Leopold Broom Investigates: The Trappings of Fame or Stephen King Syndromes

by Lee Cross

Don’t be misled by the title, up-front I just want to say that I’m not slagging Stephen King in any way.

Am I his biggest fan? well, no I’m… in fact, I’m probably not even in the top million, but that’s my mark of respect to the man; that he has literally millions of fans.

leopold-broomGrowing up in a telly addicted house, King was one of the few authors I’d even heard of (at least outside of the classroom) and in my teen years, I read many of his books…

Well, I thought I did. Back then I had no idea how prolific his output truly was in publishing terms. Now, with 20 years reading experience under my belt, David Baldacci is the only writer I can name who matches him in terms of pure output (I’m assuming an acceptable level of quality, as defined by their fans) even the many ghostwriters of Robert Ludlum can’t compete.

So – kudos Mr. King – you are a Titan.

Right so, compliments over, let the slagging begin.

The issue I have with SK novels (one I couldn’t have named when I was still reading him) is that most of them feel as though they were written with one eye on the movie adaptation that was sure to be produced.

Not all, of course, The Dark Tower novels I’ve always considered stood alone, even in SK’s mind, because the scope of them was so epic, the special effects required so far beyond imaging (not to mention budgetary limitations). The story of the Dark Tower was just a love affair that he was indulging between bestsellers… and if I have one true criticism of King’s writing it’s that it is formulated, most usually, with great skill and professional pride but very rarely, at least to my mind, pure passion and love.

[There’s a certain irony in the fact that the Marvel Cinematic Universe and the six Lord of the Rings movies have made the epic story worth producing. Couple that with the efforts of all those unnamed geniuses who have taken special effects to a level of previously unimagined excellence… apparently even beyond the dreams of one of the great storytellers! What a pleasantly sobering thought!]

Anyway, I drifted off, the point of my blog was to express frustration at how successful writers take their focus off what made them successful when Hollywood, fame, and fortune come calling.
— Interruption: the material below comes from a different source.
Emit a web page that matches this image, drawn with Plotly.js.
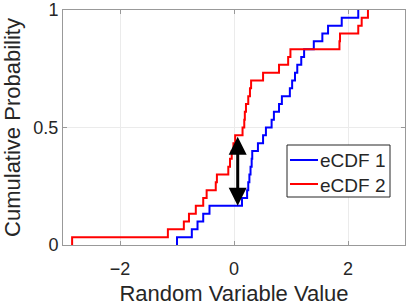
<!DOCTYPE html>
<html>
<head>
<meta charset="utf-8">
<script src="https://cdn.plot.ly/plotly-3.0.1.min.js"></script>
<style>html,body{margin:0;padding:0;background:#fff;}#chart{width:408px;height:306px;}</style>
</head>
<body>
<div id="chart"></div>
<script>
// Sorted sample values (jump locations)
const sample1 = [-1.00, -0.74, -0.64, -0.54, -0.43, 0.14, 0.23, 0.25, 0.27, 0.29,
                 0.31, 0.32, 0.42, 0.51, 0.56, 0.66, 0.70, 0.79, 0.84, 0.98,
                 1.02, 1.07, 1.11, 1.18, 1.23, 1.40, 1.55, 1.65, 1.89, 2.18];
const sample2 = [-2.84, -1.16, -0.88, -0.79, -0.67, -0.54, -0.48, -0.32, -0.30, -0.10,
                 -0.07, -0.04, -0.01, 0.02, 0.15, 0.18, 0.19, 0.21, 0.25, 0.28,
                 0.30, 0.51, 0.79, 0.95, 0.99, 1.85, 1.86, 2.18, 2.24, 2.35];
const seriesNames = ['eCDF 1', 'eCDF 2'];
const seriesColors = ['#0000ff', '#ff0000'];
const xTicks = [-2, 0, 2];
const yTicks = [0, 0.5, 1];
const yTickText = ['0', '0.5', '1'];
// KS distance arrow: location and the two probability levels
const ksX = 0.065;
const ksLow = 5 / 30;
const ksHigh = 14 / 30;

function ecdf(s) {
  const n = s.length;
  const x = [s[0]], y = [0];
  s.forEach((v, i) => { x.push(v); y.push((i + 1) / n); });
  return {x, y};
}
const e1 = ecdf(sample1), e2 = ecdf(sample2);

const W = 408, H = 306, M = {l: 63, r: 3, t: 10, b: 61};
const pw = W - M.l - M.r, ph = H - M.t - M.b;
const px = v => (v - M.l) / pw;          // pixel -> paper x
const py = v => (H - M.b - v) / ph;      // pixel -> paper y

const font = 'Liberation Sans, Arial, Helvetica, sans-serif';
const traces = [
  {x: e1.x, y: e1.y, name: seriesNames[0], mode: 'lines', line: {shape: 'hv', color: seriesColors[0], width: 2}},
  {x: e2.x, y: e2.y, name: seriesNames[1], mode: 'lines', line: {shape: 'hv', color: seriesColors[1], width: 2}}
];

// legend box (drawn with shapes and text)
const shapes = [
  {type: 'rect', xref: 'paper', yref: 'paper', x0: px(287), x1: px(390), y0: py(197), y1: py(145),
   line: {color: '#262626', width: 1}, fillcolor: '#fff', layer: 'above'}
];
const annotations = [{
  x: ksX, y: ksLow, ax: ksX, ay: ksHigh, xref: 'x', yref: 'y', axref: 'x', ayref: 'y',
  text: '', showarrow: true, arrowhead: 2, startarrowhead: 2, arrowside: 'end+start',
  arrowwidth: 3, arrowsize: 1.2, startarrowsize: 1.2, arrowcolor: '#000'
}];
const rowY = [160, 184];
seriesNames.forEach((nm, i) => {
  shapes.push({type: 'line', xref: 'paper', yref: 'paper', x0: px(290), x1: px(318), y0: py(rowY[i]), y1: py(rowY[i]),
               line: {color: seriesColors[i], width: 2}, layer: 'above'});
  annotations.push({xref: 'paper', yref: 'paper', x: px(318), y: py(rowY[i] + 1), xanchor: 'left', yanchor: 'middle',
                    text: nm, showarrow: false, font: {size: 19, family: font, color: '#262626'}});
});

const layout = {
  width: W, height: H,
  margin: M,
  paper_bgcolor: '#fff', plot_bgcolor: '#fff',
  font: {family: font, color: '#262626', size: 18},
  showlegend: false,
  xaxis: {range: [-3, 3], tickvals: xTicks, ticks: 'inside', ticklen: 4, tickcolor: '#999',
          showline: true, linecolor: '#999', linewidth: 1, mirror: 'ticks',
          showgrid: true, gridcolor: '#ebebeb', zeroline: false,
          tickfont: {size: 18}, ticklabelstandoff: 7, ticklabeloverflow: 'allow',
          title: {text: 'Random Variable Value', font: {size: 22}, standoff: 16}},
  yaxis: {range: [0, 1], tickvals: yTicks, ticktext: yTickText, ticks: 'inside', ticklen: 4, tickcolor: '#999',
          showline: true, linecolor: '#999', linewidth: 1, mirror: 'ticks',
          showgrid: true, gridcolor: '#ebebeb', zeroline: false,
          tickfont: {size: 18}, ticklabeloverflow: 'allow',
          title: {text: 'Cumulative Probability', font: {size: 22}, standoff: 8}},
  shapes: shapes,
  annotations: annotations
};
Plotly.newPlot('chart', traces, layout, {staticPlot: true, displayModeBar: false});
</script>
</body>
</html>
Instead of continuing to write to the whim of their own imagination, they give a second thought to how a Director or Producer might read their text. Lee Child immediately springs to mind, his last two Reacher Novels have felt like screen stories ready to go into pre-production.

I don’t want to pick on anyone particularly though because why shouldn’t a writer want their work to reach a (unintentional pun – Doh!) wider audience, not to mention generating additional income and fame As a committed reader, I just feel incredibly short-changed when a writer I truly respect doesn’t return that respect in kind.

Oh, and buyer beware: – careful about what bridges you leave burning behind you.